Many competent professionals achieve more than they realise — yet rarely feel as confident as their track record might suggest. They take on responsibility, navigate complexity, and handle difficult situations with more composure than they once did. And yet confidence often lags stubbornly behind performance.
The discrepancy is rarely about ability. More often, it is about what gets counted.
What Gets Counted — And What Doesn’t
In reflective conversations, most people instinctively move toward what didn’t go well, what could have been better, what still needs improving. Far fewer begin with what they handled effectively, where they showed courage, or how they demonstrated growth.
This is not simply modesty. It is habit.
The brain is wired with a negativity bias — scanning for problems and unfinished business. That bias has genuine survival value, but when left unchecked it distorts perception. If attention repeatedly filters for shortcomings, identity begins to organise around them. Confidence forms not just from achievement, but from evidence that has been consciously registered and integrated.
The Discomfort Around “Celebrating Wins”
In self-development language, we are often encouraged to celebrate our wins. It is a familiar phrase — and for many people, an uncomfortable one.
In much of the professional culture I work within here in the UK, where understatement is valued and overt self-promotion can feel awkward, the idea of celebrating oneself creates resistance. It can sound inflated, even self-congratulatory. So the practice is quietly avoided.
Yet acknowledging what went well is not the same as exaggerating your brilliance. It is not about ego. It is about accuracy. If you can identify where something fell short, you can equally identify where you showed up well. The question is whether you allow yourself to.
If the word “celebrating” jars, experiment with alternatives — acknowledging what went well, registering progress, noticing effective behaviour, integrating evidence. The wording matters less than the practice.
Wins Are Not the Same as Outcomes
A common distortion is the assumption that a win must be the opposite of failure — total success, complete resolution, first place. If the final outcome is negative, the entire experience tends to be categorised as a loss.
One client I worked with described asking for a pay rise. It had taken real preparation, and no small amount of courage — they had avoided similar conversations in the past. The meeting itself went well. They remained composed, articulated their contribution clearly, and their manager agreed to escalate the request. The tone of the relationship improved.

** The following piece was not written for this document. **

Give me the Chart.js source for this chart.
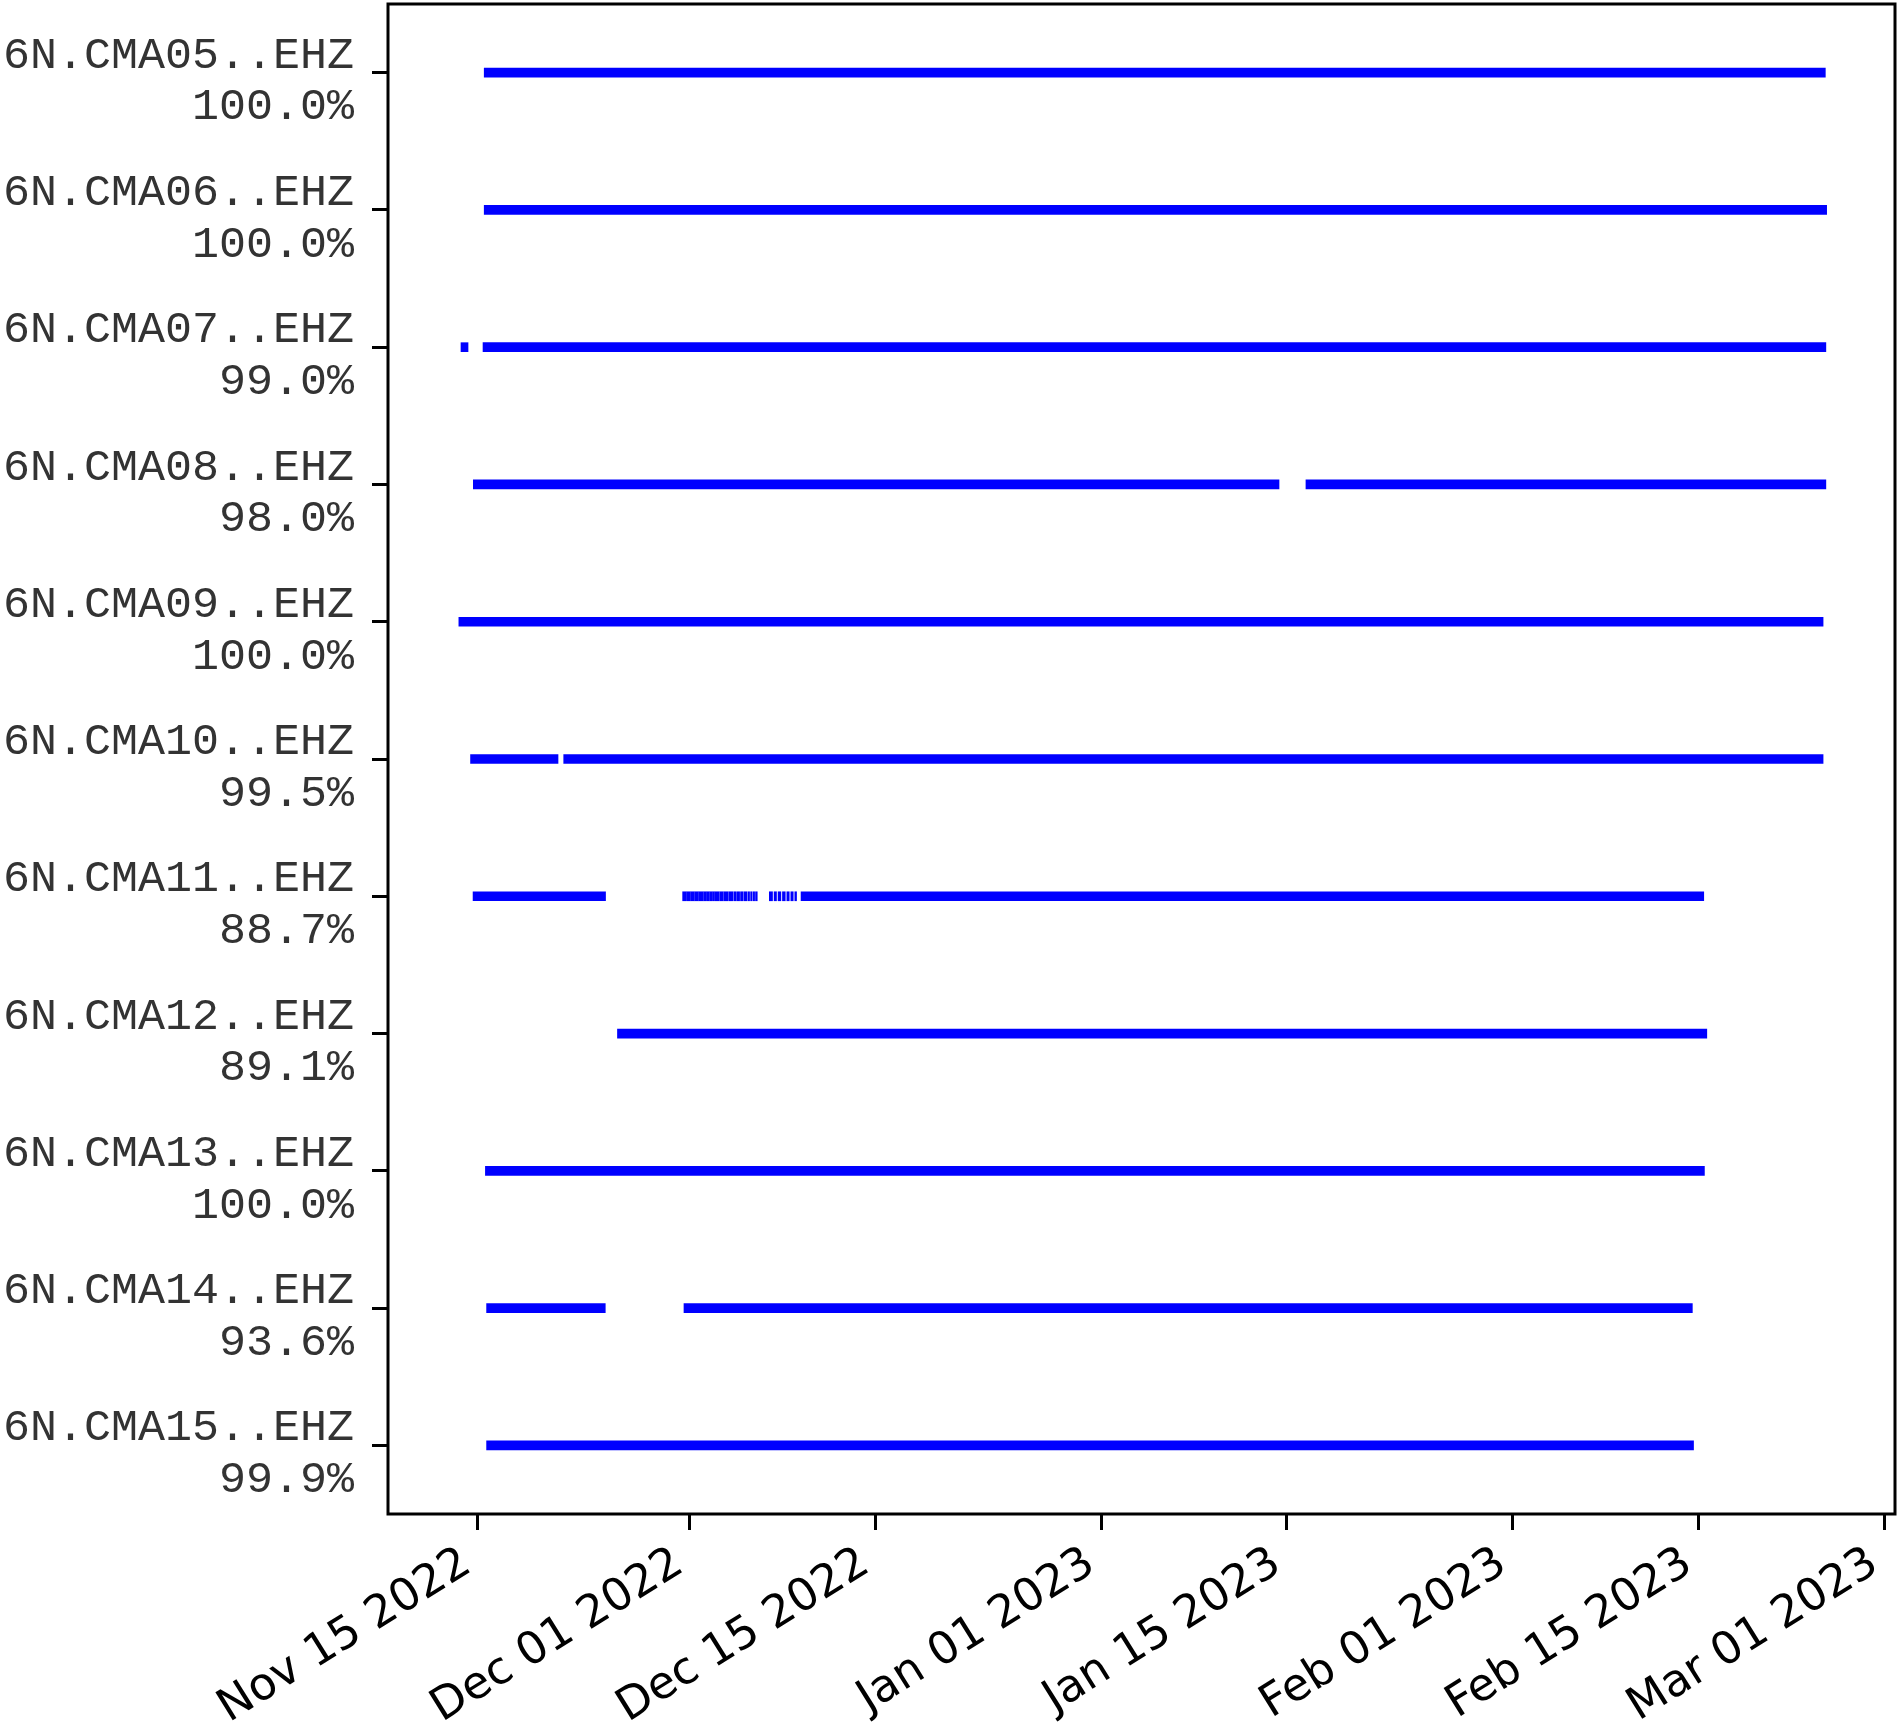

The answer, however, was no.
When we reflected on it, they struggled to see any of it as a win. Because the outcome had been negative, the whole experience was labelled a failure. Underneath this was an unexamined assumption: that a win must mean complete success. There was simply no category for behavioural growth.
But a win is not the same as an outcome. An outcome is external, often shaped by factors entirely beyond your control. A win sits in behaviour — in how you showed up, what you attempted, what you tolerated. If only outcomes are counted, confidence becomes fragile and conditional. If behaviour is also counted, confidence accumulates.
How Confidence Actually Forms
Confidence does not automatically follow achievement. It develops when evidence of capability is noticed, registered, and reinforced.
What you repeatedly notice becomes the narrative you strengthen. If the mind is trained to highlight unfinished goals and perceived shortcomings, identity quietly organises around inadequacy. If the mind is also trained to register effective action, composure under pressure, clearer communication, incremental growth — identity gradually stabilises around competence.
This is not positive thinking. It is attentional training.
Neurologically, behaviours that are consciously acknowledged are more likely to be reinforced. Over time, neural pathways associated with capability strengthen through repetition. Without that reinforcement, performance can improve while confidence remains static — which is precisely what many people experience.
A More Accurate Practice
Celebrating a win does not need to mean spectacle. Sometimes it does — a significant milestone, a new role — but often it is far smaller and quieter than that.
It might take only a few seconds: pausing, naming what went well, noticing where the recognition registers in the body — perhaps a steadiness, a warmth, a subtle shift in posture — and staying with that sensation for a breath or two.
Thoughts and emotions are always accompanied by bodily sensation. When recognition is deliberately paired with somatic awareness, the experience is more likely to consolidate into something stable rather than passing through unregistered.
For some people, even first-person acknowledgement feels uncomfortable. In those cases, creating a little psychological distance can help — describing the situation more objectively, using “you” rather than “I”, or referring to yourself by name. A small linguistic shift can reduce internal resistance while preserving accuracy.
This Is a Practice
This is not a one-off insight. It is an attentional habit, and like any habit it requires repetition.
A single acknowledgement is unlikely to shift identity. Consistent practice will. The form it takes can vary — a brief pause during the day, a short end-of-day reflection, a written note at the end of the week, a personal phrase that reinforces effort. What matters is that it feels natural rather than performative, and that it happens regularly enough to build over time.
When a win is defined only as total success, most meaningful growth becomes invisible. When growth is deliberately registered, confidence begins to align more closely with competence.
Achievement does not automatically translate into confidence. It must be noticed.
If your confidence has never quite matched your capability, the issue may not be ability. It may be attention.